• The portion of the universe selected for study is called the system.
• Rest of the universe other than the portion selected for study is called the environment.
• The surface that separates the system and the environment is called the boundary.
• Systems where there is an exchange of energy, matter and work across the boundary are called open systems.
• Systems where only energy and work can exchange across the boundary are called closed systems. (i.e. Boundary is impermeable to matter.)
• Systems where there is no exchange of energy, matter or work across the boundary are called isolated systems.
• The properties that depend upon the amount of matter are named extensive properties. Examples- mass, volume, heat capacity
• The properties that are independent of the amount of matter are named intensive properties. Examples : temperature, pressure, density, viscosity, molar volume, molar heat capacity
• Description of the temperature, pressure and composition of the system is called the state of the system. This information is specific for a particular system.
• The properties with specific values for the state in which a system exits are called state functions. These properties do not depend on the history of the system.
• The change in a function of state depends only on its initial state and final state. It is independent of the route followed.
• Volume, temperature, density, refractive index, enthalpy, entropy, etc. are examples for functions of state.

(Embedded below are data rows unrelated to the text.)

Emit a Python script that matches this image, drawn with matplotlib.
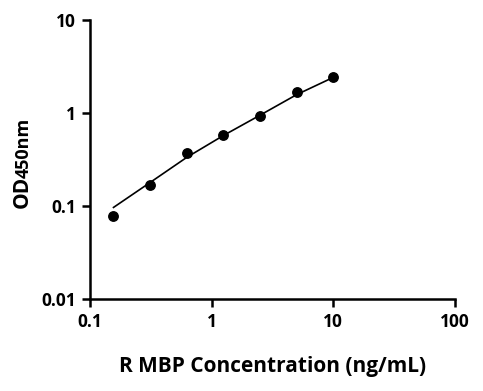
import matplotlib
matplotlib.use("Agg")
import matplotlib.pyplot as plt
from matplotlib.ticker import FixedLocator, FixedFormatter, NullLocator

# Data
conc = [0.156, 0.3125, 0.625, 1.25, 2.5, 5, 10]
od = [0.079, 0.171, 0.375, 0.58, 0.92, 1.67, 2.46]
fit_x = [0.156, 0.3125, 0.625, 1.25, 2.5, 5, 10]
fit_y = [0.097, 0.18, 0.335, 0.575, 0.95, 1.58, 2.42]
xticks = [0.1, 1, 10, 100]
xtick_labels = ["0.1", "1", "10", "100"]
yticks = [0.01, 0.1, 1, 10]
ytick_labels = ["0.01", "0.1", "1", "10"]
xlabel = "R MBP Concentration (ng/mL)"
ylabel_main = "OD"
ylabel_sub = "450nm"

plt.rcParams['font.family'] = ['Open Sans', 'DejaVu Sans']
W, H = 483, 391
fig = plt.figure(figsize=(W/100, H/100), dpi=100)
ax = fig.add_axes([90/W, 1-299.3/H, (455-90)/W, (299.3-20)/H])
ax.set_xscale('log')
ax.set_yscale('log')
ax.set_xlim(0.1, 100)
ax.set_ylim(0.01, 10)

ax.plot(fit_x, fit_y, color='black', lw=1.2, zorder=2)
ax.plot(conc, od, 'o', color='black', ms=6.8, zorder=3, clip_on=False)

ax.xaxis.set_major_locator(FixedLocator(xticks))
ax.xaxis.set_major_formatter(FixedFormatter(xtick_labels))
ax.yaxis.set_major_locator(FixedLocator(yticks))
ax.yaxis.set_major_formatter(FixedFormatter(ytick_labels))
ax.xaxis.set_minor_locator(NullLocator())
ax.yaxis.set_minor_locator(NullLocator())

for s in ['top', 'right']:
    ax.spines[s].set_visible(False)
for s in ['left', 'bottom']:
    ax.spines[s].set_linewidth(1.8)
ax.tick_params(axis='both', which='major', length=6, width=1.8, labelsize=12.5, pad=4)
for lab in ax.get_xticklabels() + ax.get_yticklabels():
    lab.set_fontweight('bold')

ax.set_xlabel(xlabel, fontsize=15, fontweight='bold', labelpad=18)

# y label: "OD" followed by smaller "450nm", drawn contiguously
t1 = fig.text(33/W, 1-208/H, ylabel_main, rotation=90, ha='right', va='bottom',
              fontsize=15, fontweight='bold')
fig.canvas.draw()
r = fig.canvas.get_renderer()
bb = t1.get_window_extent(r)
top_px = bb.y1  # display coords (from bottom)
fig.text(33/W, (top_px - 2)/H, ylabel_sub, rotation=90, ha='right', va='bottom',
         fontsize=13, fontweight='bold')

fig.savefig("out.png", dpi=100)
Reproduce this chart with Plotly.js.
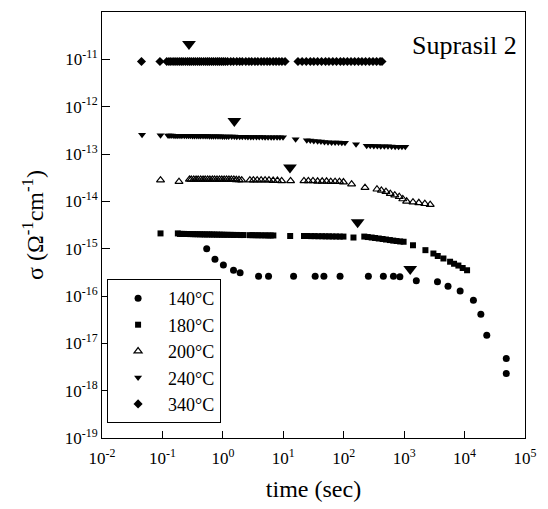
<!DOCTYPE html>
<html><head><meta charset="utf-8">
<script src="https://cdn.plot.ly/plotly-3.0.1.min.js"></script>
<style>body{margin:0;background:#fff}#c{width:548px;height:509px}</style>
</head><body><div id="c"></div>
<script>
// 140 °C (filled circles)
const x140 = [0.54, 0.74, 1.02, 1.5, 1.93, 3.9, 5.7, 14.8, 33.7, 47,
              87, 256, 453, 665, 850, 1590, 3560, 5320, 8450, 14000,
              18600, 23300, 49000, 49000];
const y140 = [1.0e-15, 6.0e-16, 4.5e-16, 3.5e-16, 3.1e-16, 2.6e-16, 2.6e-16, 2.6e-16, 2.6e-16, 2.6e-16,
              2.6e-16, 2.6e-16, 2.6e-16, 2.6e-16, 2.55e-16, 2.1e-16, 2.0e-16, 1.6e-16, 1.28e-16, 8.1e-17,
              4.1e-17, 1.48e-17, 4.8e-18, 2.3e-18];

// 180 °C (filled squares)
const x180 = [0.093, 0.18, 0.195, 0.21, 0.23, 0.25, 0.27, 0.29, 0.32, 0.35,
              0.38, 0.42, 0.46, 0.5, 0.55, 0.6, 0.66, 0.72, 0.8, 0.88,
              0.97, 1.07, 1.2, 1.35, 1.5, 1.7, 1.95, 2.2, 2.8, 3.1,
              3.5, 3.9, 4.4, 5.0, 5.6, 6.2, 6.85, 13, 22, 25,
              29, 33, 38, 44, 50, 57, 65, 75, 86, 99,
              145, 219, 250, 290, 330, 380, 440, 500, 580, 660,
              750, 860, 980, 1400, 2250, 3050, 3600, 4470, 5760, 6700,
              7900, 9300, 11000];
const y180 = [2.1e-15, 2.1e-15, 2.05e-15, 2.05e-15, 2.05e-15, 2.04e-15, 2.04e-15, 2.03e-15, 2.03e-15, 2.02e-15,
              2.02e-15, 2.01e-15, 2.01e-15, 2.0e-15, 2.0e-15, 2.0e-15, 1.99e-15, 1.99e-15, 1.98e-15, 1.98e-15,
              1.97e-15, 1.97e-15, 1.96e-15, 1.96e-15, 1.95e-15, 1.95e-15, 1.94e-15, 1.94e-15, 1.93e-15, 1.93e-15,
              1.92e-15, 1.92e-15, 1.91e-15, 1.91e-15, 1.9e-15, 1.9e-15, 1.9e-15, 1.85e-15, 1.85e-15, 1.85e-15,
              1.84e-15, 1.84e-15, 1.83e-15, 1.83e-15, 1.82e-15, 1.82e-15, 1.81e-15, 1.81e-15, 1.8e-15, 1.8e-15,
              1.72e-15, 1.8e-15, 1.76e-15, 1.72e-15, 1.68e-15, 1.64e-15, 1.6e-15, 1.56e-15, 1.52e-15, 1.48e-15,
              1.45e-15, 1.42e-15, 1.4e-15, 1.18e-15, 9.3e-16, 7.9e-16, 7.0e-16, 6.2e-16, 5.3e-16, 4.8e-16,
              4.4e-16, 3.9e-16, 3.5e-16];

// 200 °C (open triangles)
const x200 = [0.093, 0.188, 0.28, 0.3, 0.33, 0.36, 0.39, 0.43, 0.47, 0.51,
              0.56, 0.61, 0.67, 0.73, 0.8, 0.88, 0.96, 1.05, 1.15, 1.26,
              1.38, 1.52, 1.67, 1.85, 2.05, 2.8, 3.2, 3.7, 4.3, 5.0,
              5.8, 6.8, 8.0, 9.4, 13.2, 22, 26, 31, 37, 44,
              52, 61, 72, 85, 99, 135, 225, 355, 420, 500,
              590, 700, 830, 950, 1100, 1400, 1750, 2200, 2700];
const y200 = [2.8e-14, 2.6e-14, 2.9e-14, 2.9e-14, 2.9e-14, 2.9e-14, 2.9e-14, 2.9e-14, 2.9e-14, 2.9e-14,
              2.9e-14, 2.9e-14, 2.9e-14, 2.9e-14, 2.9e-14, 2.9e-14, 2.9e-14, 2.9e-14, 2.9e-14, 2.9e-14,
              2.9e-14, 2.9e-14, 2.85e-14, 2.85e-14, 2.8e-14, 2.8e-14, 2.8e-14, 2.8e-14, 2.8e-14, 2.8e-14,
              2.8e-14, 2.75e-14, 2.75e-14, 2.7e-14, 2.7e-14, 2.7e-14, 2.7e-14, 2.7e-14, 2.65e-14, 2.65e-14,
              2.65e-14, 2.6e-14, 2.6e-14, 2.6e-14, 2.55e-14, 2.3e-14, 1.95e-14, 1.8e-14, 1.7e-14, 1.6e-14,
              1.45e-14, 1.35e-14, 1.25e-14, 1.12e-14, 1.0e-14, 9.6e-15, 9.3e-15, 8.9e-15, 8.5e-15];

// 240 °C (filled down-triangles)
const x240 = [0.046, 0.093, 0.124, 0.133, 0.143, 0.155, 0.167, 0.18, 0.195, 0.21,
              0.23, 0.25, 0.27, 0.29, 0.315, 0.34, 0.37, 0.4, 0.43, 0.47,
              0.51, 0.55, 0.6, 0.65, 0.7, 0.76, 0.83, 0.9, 0.98, 1.06,
              1.15, 1.25, 1.4, 1.55, 1.7, 1.9, 2.1, 2.35, 2.6, 2.9,
              3.2, 3.6, 4.0, 4.5, 5.0, 5.6, 6.3, 7.0, 7.9, 8.8,
              9.9, 16, 24.5, 28, 32, 37, 42, 48, 55, 63,
              72, 82, 93, 105, 160, 240, 275, 315, 360, 410,
              470, 540, 620, 710, 810, 920, 1045];
const y240 = [2.55e-13, 2.5e-13, 2.45e-13, 2.45e-13, 2.45e-13, 2.44e-13, 2.44e-13, 2.44e-13, 2.43e-13, 2.43e-13,
              2.43e-13, 2.42e-13, 2.42e-13, 2.42e-13, 2.41e-13, 2.41e-13, 2.41e-13, 2.4e-13, 2.4e-13, 2.4e-13,
              2.39e-13, 2.39e-13, 2.38e-13, 2.38e-13, 2.37e-13, 2.37e-13, 2.36e-13, 2.36e-13, 2.35e-13, 2.35e-13,
              2.34e-13, 2.34e-13, 2.33e-13, 2.33e-13, 2.32e-13, 2.32e-13, 2.31e-13, 2.31e-13, 2.3e-13, 2.3e-13,
              2.29e-13, 2.29e-13, 2.28e-13, 2.28e-13, 2.27e-13, 2.27e-13, 2.26e-13, 2.26e-13, 2.25e-13, 2.25e-13,
              2.25e-13, 2.05e-13, 1.95e-13, 1.92e-13, 1.89e-13, 1.86e-13, 1.83e-13, 1.8e-13, 1.78e-13, 1.76e-13,
              1.75e-13, 1.74e-13, 1.73e-13, 1.73e-13, 1.6e-13, 1.5e-13, 1.49e-13, 1.48e-13, 1.47e-13, 1.46e-13,
              1.45e-13, 1.45e-13, 1.44e-13, 1.43e-13, 1.43e-13, 1.42e-13, 1.42e-13];

// 340 °C (filled diamonds)
const x340 = [0.045, 0.091, 0.118, 0.128, 0.138, 0.15, 0.162, 0.175, 0.19, 0.205,
              0.22, 0.24, 0.26, 0.28, 0.3, 0.325, 0.35, 0.38, 0.41, 0.44,
              0.48, 0.52, 0.56, 0.6, 0.65, 0.7, 0.76, 0.82, 0.88, 0.95,
              1.02, 1.1, 1.2, 1.35, 1.5, 1.7, 1.9, 2.1, 2.4, 2.7,
              3.0, 3.4, 3.8, 4.3, 4.8, 5.4, 6.0, 6.8, 7.6, 8.5,
              9.5, 10.7, 17.5, 20.5, 24, 28, 32, 37, 43, 50,
              57, 66, 76, 88, 100, 115, 132, 152, 175, 200,
              230, 265, 305, 350, 400, 430];
const y340 = [9.0e-12, 9.0e-12, 9.0e-12, 9.0e-12, 9.0e-12, 9.0e-12, 9.0e-12, 9.0e-12, 9.0e-12, 9.0e-12,
              9.0e-12, 9.0e-12, 9.0e-12, 9.0e-12, 9.0e-12, 9.0e-12, 9.0e-12, 9.0e-12, 9.0e-12, 9.0e-12,
              9.0e-12, 9.0e-12, 9.0e-12, 9.0e-12, 9.0e-12, 9.0e-12, 9.0e-12, 9.0e-12, 9.0e-12, 9.0e-12,
              9.0e-12, 9.0e-12, 9.0e-12, 9.0e-12, 9.0e-12, 9.0e-12, 9.0e-12, 9.0e-12, 9.0e-12, 9.0e-12,
              9.0e-12, 9.0e-12, 9.0e-12, 9.0e-12, 9.0e-12, 9.0e-12, 9.0e-12, 9.0e-12, 9.0e-12, 9.0e-12,
              9.0e-12, 9.0e-12, 9.0e-12, 9.0e-12, 9.0e-12, 9.0e-12, 9.0e-12, 9.0e-12, 9.0e-12, 9.0e-12,
              9.0e-12, 9.0e-12, 9.0e-12, 9.0e-12, 9.0e-12, 9.0e-12, 9.0e-12, 9.0e-12, 9.0e-12, 9.0e-12,
              9.0e-12, 9.0e-12, 9.0e-12, 9.0e-12, 9.0e-12, 9.0e-12];

// arrow markers (transition points)
const xArrow = [0.275, 1.55, 12.9, 170, 1260];
const yArrow = [2.1e-11, 5.0e-13, 5.2e-14, 3.6e-15, 3.7e-16];

// labels
const seriesNames = ['140°C', '180°C', '200°C', '240°C', '340°C'];
const yTickVals = [1e-19,1e-18,1e-17,1e-16,1e-15,1e-14,1e-13,1e-12,1e-11,1e-10];
const yTickText = ['10<sup>-19</sup>','10<sup>-18</sup>','10<sup>-17</sup>','10<sup>-16</sup>','10<sup>-15</sup>',
                   '10<sup>-14</sup>','10<sup>-13</sup>','10<sup>-12</sup>','10<sup>-11</sup>','10<sup>-10</sup>'];
const xTickVals = [1e-2,1e-1,1,10,100,1e3,1e4,1e5];
const xTickText = ['10<sup>-2</sup>','10<sup>-1</sup>','10<sup>0</sup>','10<sup>1</sup>','10<sup>2</sup>',
                   '10<sup>3</sup>','10<sup>4</sup>','10<sup>5</sup>'];

const F = 'Liberation Serif, DejaVu Serif, serif';
const mk = (x, y, name, sym, size) => ({
  x, y, name, type: 'scatter', mode: 'markers', legendgroup: name,
  marker: {symbol: sym, size, color: '#000', line: {width: 0}}
});

const traces = [
  mk(x140, y140, seriesNames[0], 'circle', 7),
  mk(x180, y180, seriesNames[1], 'square', 6),
  {x: x200, y: y200, name: seriesNames[2], type: 'scatter', mode: 'markers', legendgroup: seriesNames[2],
   marker: {symbol: 'triangle-up-open', size: 7, color: '#000', line: {width: 1.2, color: '#000'}}},
  mk(x240, y240, seriesNames[3], 'triangle-down', 7),
  mk(x340, y340, seriesNames[4], 'diamond', 7),
  {x: xArrow, y: yArrow, type: 'scatter', mode: 'markers', showlegend: false,
   marker: {symbol: 'triangle-down', size: 12, color: '#000'}}
];

const layout = {
  width: 548, height: 509,
  margin: {l: 102, r: 23, t: 12, b: 71},
  paper_bgcolor: '#fff', plot_bgcolor: '#fff',
  font: {family: F, color: '#000', size: 16},
  showlegend: true,
  legend: {x: 0.012, y: 0.373, xanchor: 'left', yanchor: 'top',
           bgcolor: '#fff', bordercolor: '#000', borderwidth: 1,
           font: {family: F, size: 18}, tracegroupgap: 0, itemwidth: 50, itemsizing: 'trace'},
  xaxis: {type: 'log', range: [-2, 5], tickvals: xTickVals, ticktext: xTickText,
          ticks: 'inside', ticklen: 7, tickcolor: '#000', showgrid: false, zeroline: false,
          showline: true, linecolor: '#000', linewidth: 1, mirror: true,
          tickfont: {family: F, size: 17}, ticklabelstandoff: 5,
          title: {text: 'time (sec)', font: {family: F, size: 24}, standoff: 12}},
  yaxis: {type: 'log', range: [-19, -10], tickvals: yTickVals, ticktext: yTickText,
          ticks: 'inside', ticklen: 8, tickcolor: '#000', showgrid: false, zeroline: false,
          showline: true, linecolor: '#000', linewidth: 1, mirror: true,
          tickfont: {family: F, size: 17},
          title: {text: 'σ (Ω<sup>-1</sup>cm<sup>-1</sup>)', font: {family: F, size: 24}, standoff: 14}},
  annotations: [{text: 'Suprasil 2', xref: 'paper', yref: 'paper', x: 0.985, y: 0.922,
                 xanchor: 'right', yanchor: 'middle', showarrow: false,
                 font: {family: F, size: 26}}]
};

Plotly.newPlot('c', traces, layout, {displayModeBar: false, staticPlot: true});
</script></body></html>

• The quantity of heat supplied to a system or given out from a system under the condition of constant pressure is called the enthalpy change (∆H). This is a thermodynamic property and a function of state.
• The enthalpy change ( ∆H ) associated with a reaction is given by the difference in enthalpy of the products and reactants
ΔH = ΔHproducts – ΔHreactants
Enthalpy change associated with a reaction ; if ∆H < 0 the reaction is exothermic and if ∆H > 0 the reaction is endothermic.
• According to IUPAC convention, enthalpy changes are reported for unit extent of reaction in kJ mol-1.